奈良時代に入り、陸奥国の国衙は郡山から多賀城へ

 まとめると、7世紀頃、ヤマト政権の蝦夷支配の出先機関として、郡山に官衙が建設された(ヤマト政権の東北支配は、この地まで及んでいた)。最初の官衙は、官衙(役所)というよりは、蝦夷対策のための「城柵」的なものだった。

 7世紀末、最初の官衙を取り壊し、新しい官衙を造営する。今度の官衙は、政庁や石敷きの広場、石組みの池などがある本格的な役所で、陸奥の国で最初の本格的な寺院が併設されていた。

 

 最初の官衙を取り壊した理由は不明ですが、案内板に「石組みの池が陸奥国に居住する蝦夷の服属儀礼などに使用された」とあるので、この地における蝦夷支配が落ち着き、「城柵」ではなく、「国衙」をつくろうということになったのかも?(あくまで想像です)

 

 その後、多賀城に国衙が移ったのは、720年(養老4)、蝦夷の反乱が起こり、陸奥国北方への支配を強める必要があったからのようです。

 このとき、ヤマト朝廷は多治比県守(たじひあがたもり)を征夷大将軍に任命し、反乱を鎮圧。その4年後の724年(神亀元年)、大野東人が多賀城を建設しています。

 

 ただし、案内板によると、郡山官衙は多賀城が建設されてからも機能していたらしい? もしかして多賀城国衙の支庁みたいな感じだったのかな?(このへんは不明)

 

 ちなみに、官舎跡など遺構の一部は、郡山中学校の1階部分に復元・展示されているとのこと。事前に予約すれば見学できるらしい。

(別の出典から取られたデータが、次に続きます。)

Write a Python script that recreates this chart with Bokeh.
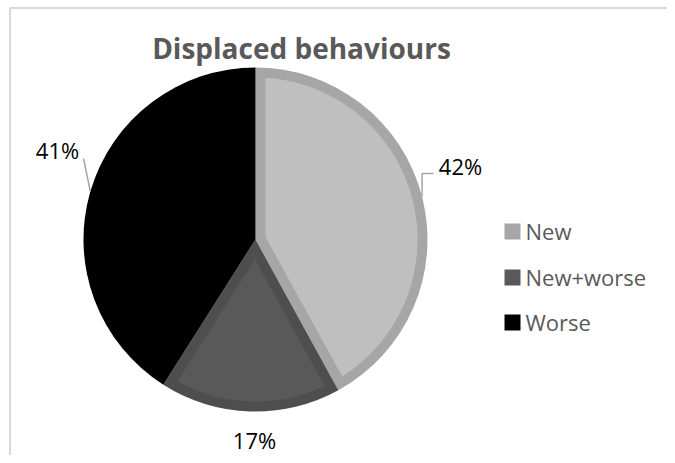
import numpy as np
from bokeh.plotting import figure
from bokeh.models import Range1d
from bokeh.core.properties import value
from bokeh.embed import file_html
from bokeh.resources import INLINE

# ---- data ----
categories = ["New", "New+worse", "Worse"]
shares = [42, 17, 41]
labels = ["42%", "17%", "41%"]
title_text = "Displaced behaviours"

# ---- styles / layout ----
fill_colors = ["#bfbfbf", "#595959", "#000000"]
band_colors = ["#a6a6a6", "#4e4e4e", "#000000"]
swatch_colors = ["#a6a6a6", "#595959", "#000000"]
W, H = 667, 455
def X(px): return px
def Y(py): return H - py
CX, CY, R, BAND = X(255), Y(239), 172, 10
label_pos = [(460, 165), (254, 439), (57, 149)]
FONT = "Open Sans"

p = figure(width=W, height=H, output_backend="svg", toolbar_location=None,
           x_range=Range1d(0, W), y_range=Range1d(0, H),
           x_axis_type=None, y_axis_type=None, min_border=0)
p.outline_line_color = None
p.background_fill_color = "white"
p.border_fill_color = "white"
p.grid.visible = False

# chart border (left and top visible)
p.line([X(9.5), X(9.5)], [Y(470), Y(7.5)], line_color="#d9d9d9", line_width=2)
p.line([X(9.5), X(680)], [Y(7.5), Y(7.5)], line_color="#d9d9d9", line_width=2)

# ---- pie ----
fr = np.array(shares, dtype=float) / sum(shares)
ends = np.cumsum(fr) * 2 * np.pi
starts = ends - fr * 2 * np.pi  # compass angles, clockwise from top

for i in range(len(categories)):
    a, b = starts[i], ends[i]
    # outer wedge (band colour)
    p.wedge(x=CX, y=CY, radius=R, start_angle=np.pi / 2 - b, end_angle=np.pi / 2 - a,
            direction="anticlock", fill_color=band_colors[i], line_color=None)
    # inset wedge (fill colour)
    d = BAND
    det = np.sin(b - a)
    ax = d * (np.sin(a) + np.sin(b)) / det
    ay = d * (np.cos(a) + np.cos(b)) / det
    off = np.arcsin(d / (R - d))
    t = np.linspace(a + off, b - off, 200)
    xs = [CX + ax] + list(CX + (R - d) * np.sin(t))
    ys = [CY + ay] + list(CY + (R - d) * np.cos(t))
    p.patch(xs, ys, fill_color=fill_colors[i], line_color=None)

# ---- leader lines ----
mids = (starts + ends) / 2
ex0, ey0 = CX + R * np.sin(mids[0]), CY + R * np.cos(mids[0])
p.line([ex0, ex0, X(433)], [ey0, Y(173), Y(173)], line_color="#a6a6a6", line_width=1.5)
ex2, ey2 = CX + R * np.sin(mids[2]), CY + R * np.cos(mids[2])
p.line([ex2, X(83)], [ey2, Y(158)], line_color="#a6a6a6", line_width=1.5)

# ---- percent labels ----
p.text(x=[X(q[0]) for q in label_pos], y=[Y(q[1]) for q in label_pos], text=labels,
       text_font=value(FONT), text_font_size="22px", text_color="#000000",
       text_align="center", text_baseline="middle")

# ---- title ----
p.text(x=[X(301)], y=[Y(47)], text=[title_text], text_font=value(FONT),
       text_font_size="28px", text_font_style="bold", text_color="#595959",
       text_align="center", text_baseline="alphabetic")

# ---- legend ----
leg_y = [231, 277, 322]
p.scatter(x=[X(512)] * 3, y=[Y(v) for v in leg_y], marker="square", size=16,
          fill_color=swatch_colors, line_color=None)
p.text(x=[X(525)] * 3, y=[Y(v) + 1 for v in leg_y], text=categories,
       text_font=value(FONT), text_font_size="22px", text_color="#595959",
       text_align="left", text_baseline="middle")

open("out.html", "w").write(file_html(p, INLINE))
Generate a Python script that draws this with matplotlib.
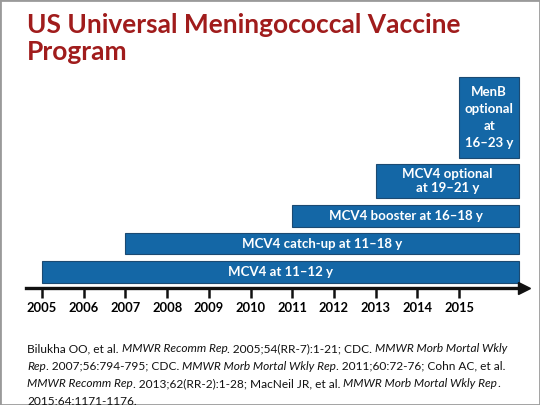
import matplotlib
matplotlib.use("Agg")
import matplotlib.pyplot as plt
from matplotlib.patches import Rectangle

# data
programs = ["MCV4 at 11\u201312 y", "MCV4 catch-up at 11\u201318 y", "MCV4 booster at 16\u201318 y",
            "MCV4 optional\nat 19\u201321 y", "MenB\noptional\nat\n16\u201323 y"]
start_years = [2005, 2007, 2011, 2013, 2015]
end_year = 2016.45
tick_years = list(range(2005, 2016))

title_lines = ["US Universal Meningococcal Vaccine", "Program"]
refs = [
    [("Bilukha OO, et al. ", "normal"), ("MMWR Recomm Rep", "italic"), (". 2005;54(RR-7):1-21; CDC. ", "normal"),
     ("MMWR Morb Mortal Wkly", "italic")],
    [("Rep", "italic"), (". 2007;56:794-795; CDC. ", "normal"), ("MMWR Morb Mortal Wkly Rep", "italic"),
     (". 2011;60:72-76; Cohn AC, et al.", "normal")],
    [("MMWR Recomm Rep", "italic"), (". 2013;62(RR-2):1-28; MacNeil JR, et al. ", "normal"),
     ("MMWR Morb Mortal Wkly Rep", "italic"), (".", "normal")],
    [("2015;64:1171-1176.", "normal")],
]

# layout (pixel rows for each bar, top-down)
bar_centers = [272, 243.5, 216, 181, 117.5]
bar_heights = [22, 21, 22, 34, 81]
line_spacings = [1.15, 1.15, 1.15, 1.2, 1.5]

W, H = 540, 405
fig = plt.figure(figsize=(5.4, 4.05), dpi=100)
fig.patch.set_facecolor("white")

px = 41.7  # pixels per year
x0 = 2005 - 42 / px
x1 = 2005 + (W - 42) / px
ax = fig.add_axes([0, (H - 288) / H, 1, (288 - 70) / H])
ax.set_xlim(x0, x1)
ax.set_ylim(288, 70)
ax.patch.set_alpha(0)
for s in ["top", "left", "right"]:
    ax.spines[s].set_visible(False)
ax.spines["bottom"].set_linewidth(2.4)
ax.spines["bottom"].set_color("#111111")
ax.spines["bottom"].set_bounds(2005 - 16 / px, end_year + 0.05)
ax.plot([end_year + 0.1], [288], marker=">", markersize=8, color="#111111", clip_on=False)
ax.set_yticks([])
ax.set_xticks(tick_years)
ax.set_xticklabels([str(y) for y in tick_years], fontsize=9.3, fontweight="bold", family="Lato")
ax.tick_params(axis="x", length=7, width=1.8, color="#111111", pad=3)

ax.barh(bar_centers, [end_year - s for s in start_years], left=start_years, height=bar_heights,
        color="#1467A6", edgecolor="#1B4A72", linewidth=0.8)
for lab, s, c, ls in zip(programs, start_years, bar_centers, line_spacings):
    ax.text((s + end_year) / 2, c, lab, ha="center", va="center", color="white",
            fontsize=9.5, fontweight="bold", family="Lato", linespacing=ls)

for i, line in enumerate(title_lines):
    fig.text(27 / W, 1 - (33 + 27 * i) / H, line, ha="left", va="baseline",
             fontsize=19, fontweight="bold", family="Lato", color="#A01C1C")

# references with mixed italic
renderer = fig.canvas.get_renderer()
for i, line in enumerate(refs):
    x = 27
    y = 352 + i * 17.5
    for txt, style in line:
        t = fig.text(x / W, 1 - y / H, txt, ha="left", va="baseline", fontsize=8.6, family="Lato",
                     style=style, color="#111111")
        x += t.get_window_extent(renderer).width

fig.add_artist(Rectangle((0, 0), 1, 1, transform=fig.transFigure, fill=False,
                         edgecolor="#9a9a9a", linewidth=2))

fig.savefig("out.png", dpi=100)
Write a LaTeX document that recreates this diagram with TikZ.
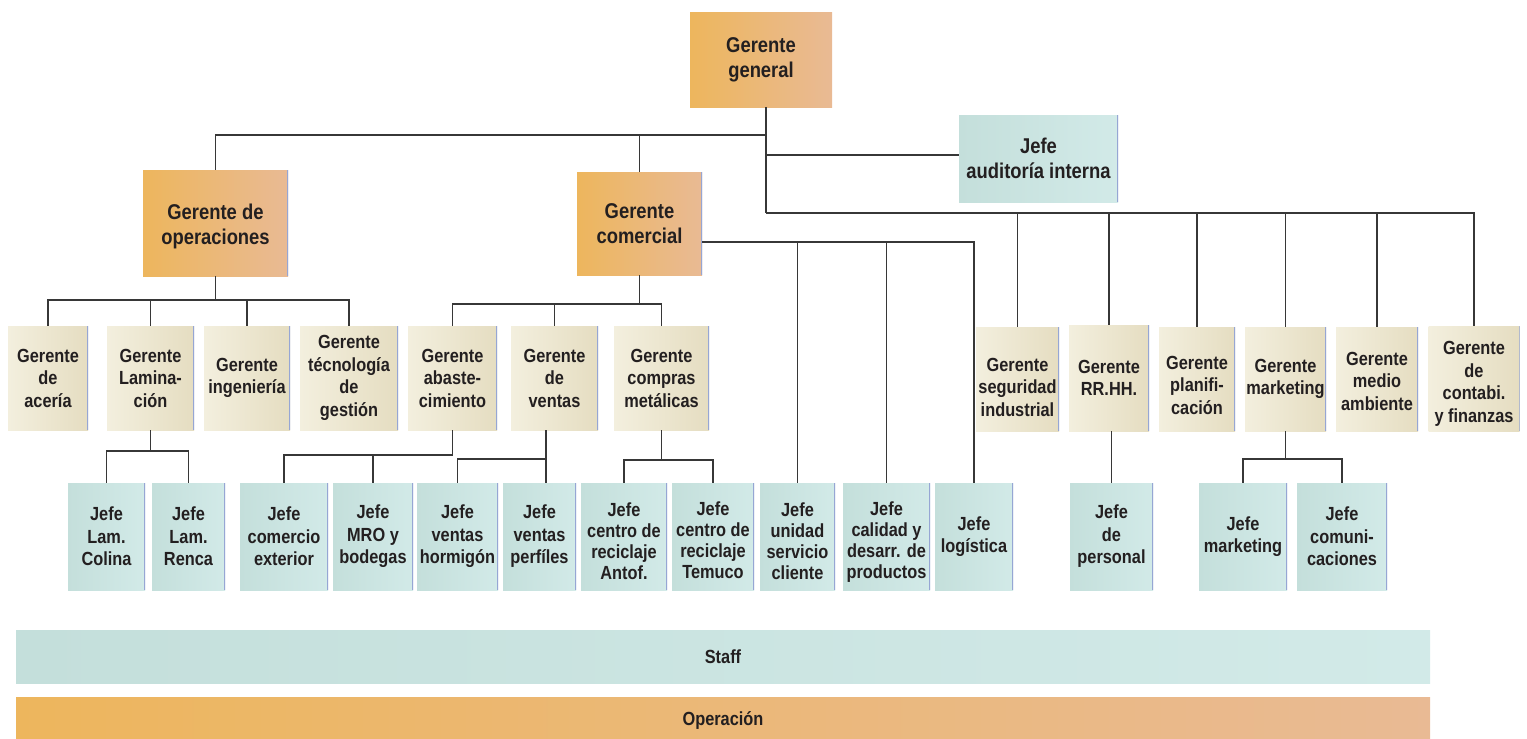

 いろいろ調べていたら、今になってこんなブログを発見!

 

 「ブログで残そう八本松・郡山の記録」(八本松・郡山地域研究会)

 

 復元図もあり、分かりやすい! 八本松市民センターにあるというガイドブックは、現在も配布されているのでしょうか?

 

 発掘現場の多くは埋め戻されているらしいし、周囲に住宅が密集していることを考えると、多賀城のように復元するのは難しいと思いますが、栃木県下野市の薬師寺跡のようにVRで再現!とかできないでしょうか(住宅地なので、観光客にウロウロされても困る?) 

 

 できれば、移籍跡の近くに本格的な資料室を建設して、出土品が見られるようにしてもらえるとうれしいです。あと、遺跡ごと(発掘現場)に「正門跡」とか「石組池跡」とか、案内板を立ててもらえるとありがたいけど、住宅地だから…うーん…。

 

〈今後の課題〉

 多賀城の陸奥国の国衙ももう一度見に行く。

 陸奥国の郡衙について調べる。